Rate Limits

Understand and manage your API request limits

About Rate Limits

Rate limits protect our infrastructure and ensure fair usage across all customers. Limits are applied per API key and reset at regular intervals based on your plan tier.

Plan Tiers

Free

1,000 requests/month

10 requests/minute

Starter

50,000 requests/month

100 requests/minute

Professional

500,000 requests/month

500 requests/minute

Enterprise

Custom limits

Custom rate limits

Rate Limit Headers

Every API response includes headers that help you track your current rate limit status:

X-RateLimit-Limit

The maximum number of requests you can make per time window

X-RateLimit-Remaining

The number of requests remaining in the current time window

X-RateLimit-Reset

Unix timestamp when the rate limit resets

Retry-After

Seconds to wait before making another request (only present when rate limited)

Example Response Headers

Terminal
HTTP/1.1 200 OK X-RateLimit-Limit: 100 X-RateLimit-Remaining: 87 X-RateLimit-Reset: 1706313600 Content-Type: application/json

Handling Rate Limits

429 Too Many Requests

When you exceed your rate limit, the API returns a 429 status code:

{
  "error": {
    "code": "rate_limit_exceeded",
    "message": "Rate limit exceeded. Please try again in 42 seconds.",
    "type": "rate_limit_error"
  }
}

Python Implementation

rate_limit_handler.py
python
import time
from scrapehub import ScrapeHubClient
from scrapehub.exceptions import RateLimitError

client = ScrapeHubClient(api_key="your_api_key")

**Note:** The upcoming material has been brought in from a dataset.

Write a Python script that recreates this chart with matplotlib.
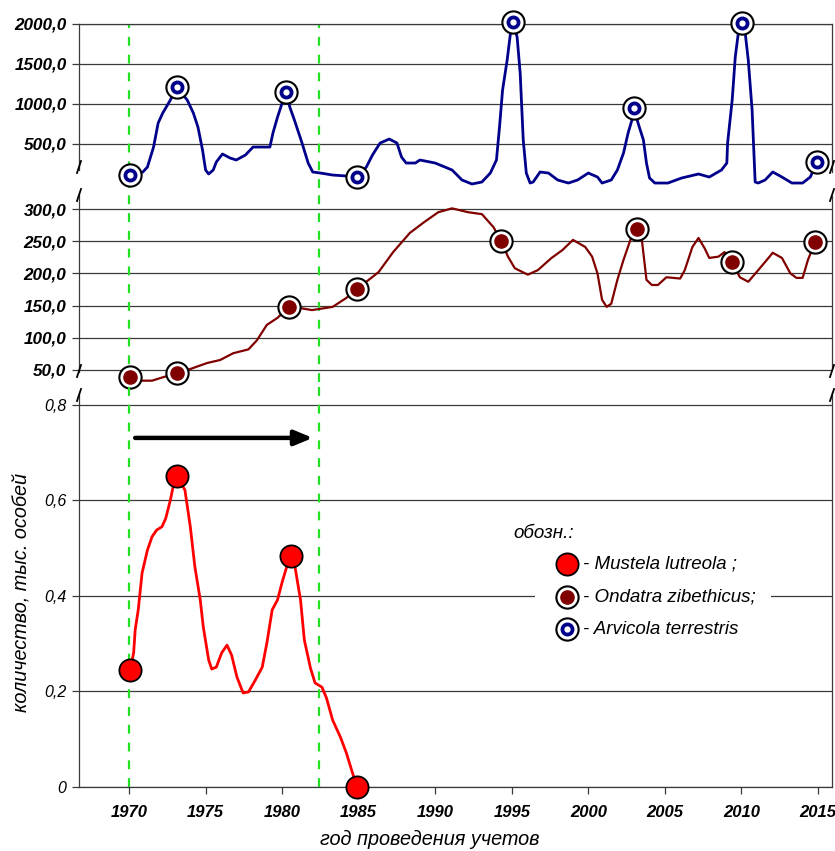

def scrape_with_retry(url, max_retries=3):
    retries = 0

    while retries < max_retries:
        try:
            result = client.scrape(url)

            # Check remaining requests
            remaining = result.rate_limit_remaining
            if remaining < 10:
                print(f"Warning: Only {remaining} requests remaining")

            return result

        except RateLimitError as e:
            retries += 1
            if retries >= max_retries:
                raise

            # Get retry-after from error or use exponential backoff
            wait_time = e.retry_after or (2 ** retries)
            print(f"Rate limited. Waiting {wait_time} seconds...")
            time.sleep(wait_time)

    raise Exception("Max retries exceeded")

# Usage
result = scrape_with_retry("https://example.com")

Node.js Implementation

rate_limit_handler.js
javascript
const { ScrapeHubClient } = require('@scrapehub/node');

const client = new ScrapeHubClient({
  apiKey: process.env.SCRAPEHUB_API_KEY
});

async function scrapeWithRetry(url, maxRetries = 3) {
  let retries = 0;

  while (retries < maxRetries) {
    try {
      const result = await client.scrape({ url });

      // Check rate limit headers
      const remaining = result.rateLimitRemaining;
      if (remaining < 10) {
        console.warn(`Warning: Only ${remaining} requests remaining`);
      }

      return result;

    } catch (error) {
      if (error.code === 'rate_limit_exceeded') {
        retries++;
        if (retries >= maxRetries) {
          throw error;
        }

        // Use retry-after header or exponential backoff
        const waitTime = error.retryAfter || (2 ** retries);
        console.log(`Rate limited. Waiting ${waitTime} seconds...`);
        await new Promise(resolve => setTimeout(resolve, waitTime * 1000));
      } else {
        throw error;
      }
    }
  }

  throw new Error('Max retries exceeded');
}

// Usage
scrapeWithRetry('https://example.com')
  .then(result => console.log(result.data))
  .catch(error => console.error(error));

Best Practices

Rate Limit Best Practices

  • Monitor the X-RateLimit-Remaining header
  • Implement exponential backoff when rate limited
  • Cache responses when possible to reduce API calls
  • Use batch endpoints to process multiple items in one request
  • Spread requests evenly throughout the time window
  • Consider upgrading your plan if you frequently hit limits

Rate Limit Optimization

Batch Requests

Process multiple URLs in a single API call to maximize efficiency:

batch_scraping.py
python
from scrapehub import ScrapeHubClient

client = ScrapeHubClient(api_key="your_api_key")

# Instead of multiple requests
# result1 = client.scrape("https://example.com/page1")
# result2 = client.scrape("https://example.com/page2")
# result3 = client.scrape("https://example.com/page3")

# Use batch endpoint (counts as 1 request)
results = client.batch_scrape([
    {"url": "https://example.com/page1"},
    {"url": "https://example.com/page2"},
    {"url": "https://example.com/page3"}
])

for result in results:
    print(result.data)

Response Caching

caching_example.py
python
import time
from functools import lru_cache
from scrapehub import ScrapeHubClient

client = ScrapeHubClient(api_key="your_api_key")

# Cache results for 1 hour
@lru_cache(maxsize=100)
def scrape_cached(url, cache_key=None):
    result = client.scrape(url)
    return result.data

# Use current hour as cache key
cache_key = int(time.time() / 3600)

# This will use cached result if available
data1 = scrape_cached("https://example.com", cache_key)
data2 = scrape_cached("https://example.com", cache_key)  # Uses cache

print(f"Data retrieved: {data1}")

Important Notes

  • Rate limits are enforced per API key, not per account
  • Test keys have the same rate limits as your plan tier
  • Exceeding limits repeatedly may result in temporary suspension
  • Enterprise customers can request custom rate limits